The typical options you can use are the following:

  • -a: archive mode. Among other things, it copies recursively, keeps symlinks, preserves file permissions and modification times.
  • -z: use data compression.
  • -P: show progress

To transfer data from your computer to a SCITAS machine, use the following command:

$ rsync -azP /path/to/src <GASPAR>@<machine>.hpc.epfl.ch:/path/to/dest
$ where <GASPAR> is your GASPAR username and <machine> is the machine name.

To do the inverse (from a SCITAS machine to your computer), do the following:

$ rsync -azP <GASPAR>@<machine>.hpc.epfl.ch:/path/to/src /path/to/dest

Trailing /

rsync makes a difference if you put a trailing / at the end of the source path. For example, if you want to transfer a folder data located at /home/user/data, the following two commands will act differently:

  • rsync -azP /home/user/data <dest>: will transfer the folder data into <dest>, meaning that you will end up with <dest>/data
  • rsync -azP /home/user/data/ <dest>: will transfer the content of data into <dest>, meaning that you will end up with <dest>/<data_content>

rsync for local copy

rsync is not limited to synchronizing files over a network. You can also use it to synchronize files locally. This and its options make it very convenient as a backup tool.

Using scp#

Secure copy (or scp) is a tool used to copy files between hosts over a network. It acts very similarly as the usual cp command. Contrarily to rsync, scp will always transfer the whole data and cannot resume in case of an interuption.

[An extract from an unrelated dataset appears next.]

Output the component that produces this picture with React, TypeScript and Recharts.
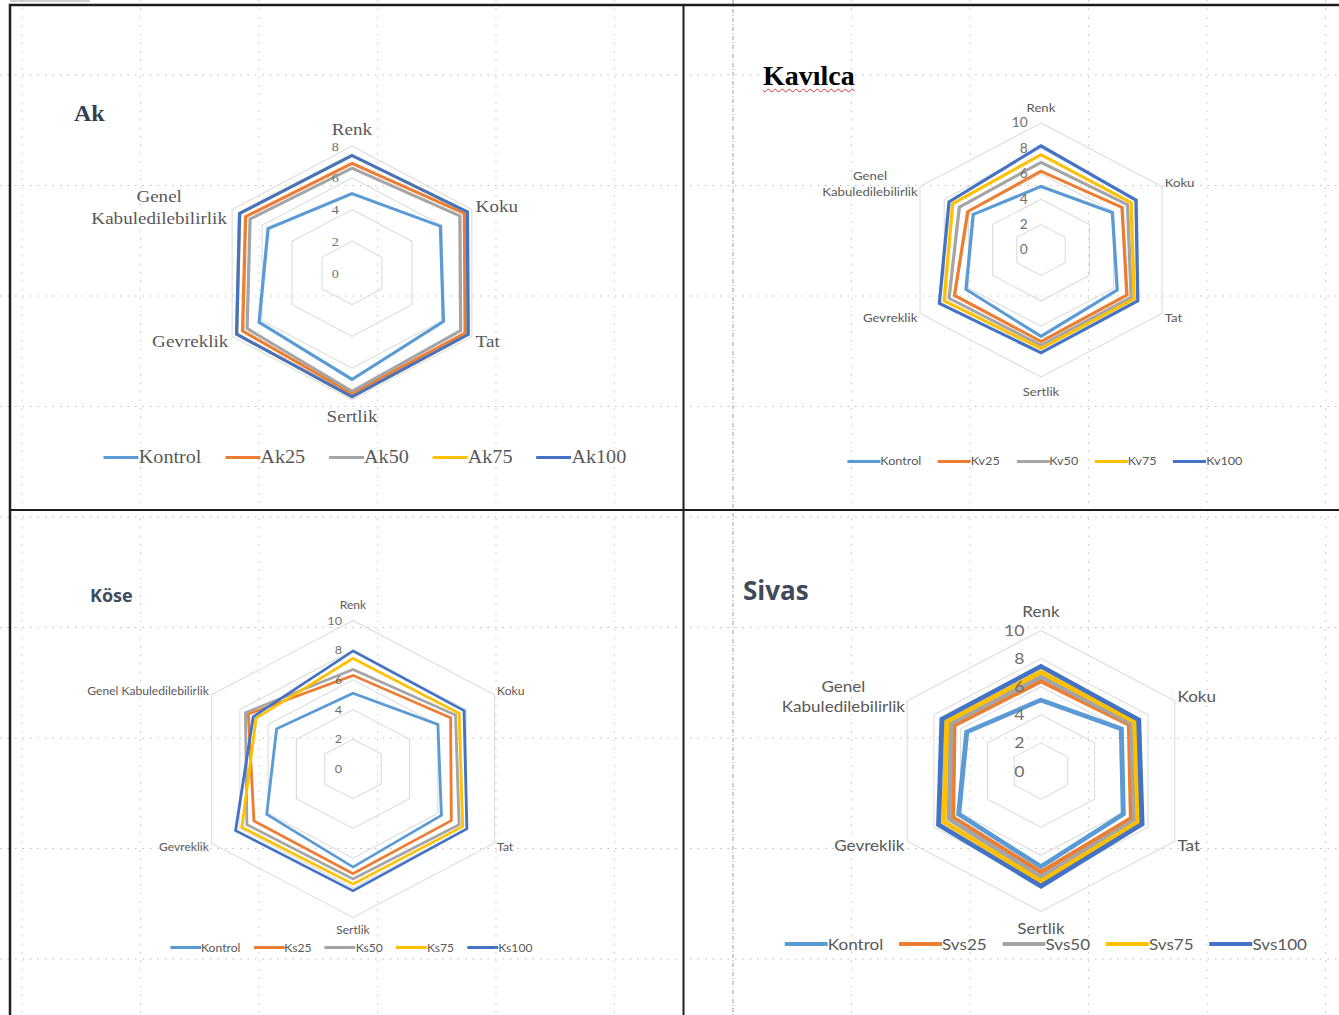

The syntax is the following:

$ scp [options] <src> <dest>
as for cp, the main option you may use is -r for a recursive copy. Other than that, the usage is similar as rsync presented adove.

Problem that may occur with scp

Should you have to copy a directory from your local computer to the remote server, you may encounter the following error:
scp: realpath ./[Your_local_dir_name]: No such file
scp: upload "./[Your_local_dir_name]": path canonicalization failed
scp: failed to upload directory [Your_local_dir_name] to .

Try with the -O option:

$ scp -r -O My_dir username@jed.hpc.epfl.ch:

External Data Transfer#

The /transfer file system is a special file system optimized for data transfers. For security reasons it has a data retention policy of only 15 days (files older than 15 days will be automatically removed without notice). Furthermore, the /transfer file system is the only one that is mounted on all the SCITAS clusters and the fdata1.epfl.ch transfer node.

The procedure to transfer data externally to EPFL is the following:

  1. From one of the clusters, place the data you want to send in the /transfer/<username> folder, where <username> is the GASPAR ID, to make it available on the transfer node.
  2. Log into fdata1.epfl.ch and transfer your data in /transfer/<username> using your favorite protocol, e.g. scp or rsync.

Access from outside EPFL network

If you want to access fdata1.epfl.ch from outside EPFL network or VPN, you need to add first your public SSH key to fdata1.epfl.ch from inside EPFL network or VPN If you don't already have generated a pair of SSH keys, please follow this procedure. At the end of the procedure, you can copy your SSH public key to fdata1 using this command from inside EPFL network or VPN

$ ssh-copy-id -i ${HOME}/.ssh/<YOURKEYNAME>.pub <USERNAME>@fdata1.epfl.ch
where is your GASPAR ID. After that, you will be able to use fdata1.epfl.ch from outside EPFL network

You can also copy data to the SCITAS clusters using the same procedure, but in reverse order. First transfer the data to fdata1.epfl.ch and then copy it back where you would like to store them from one of the clusters.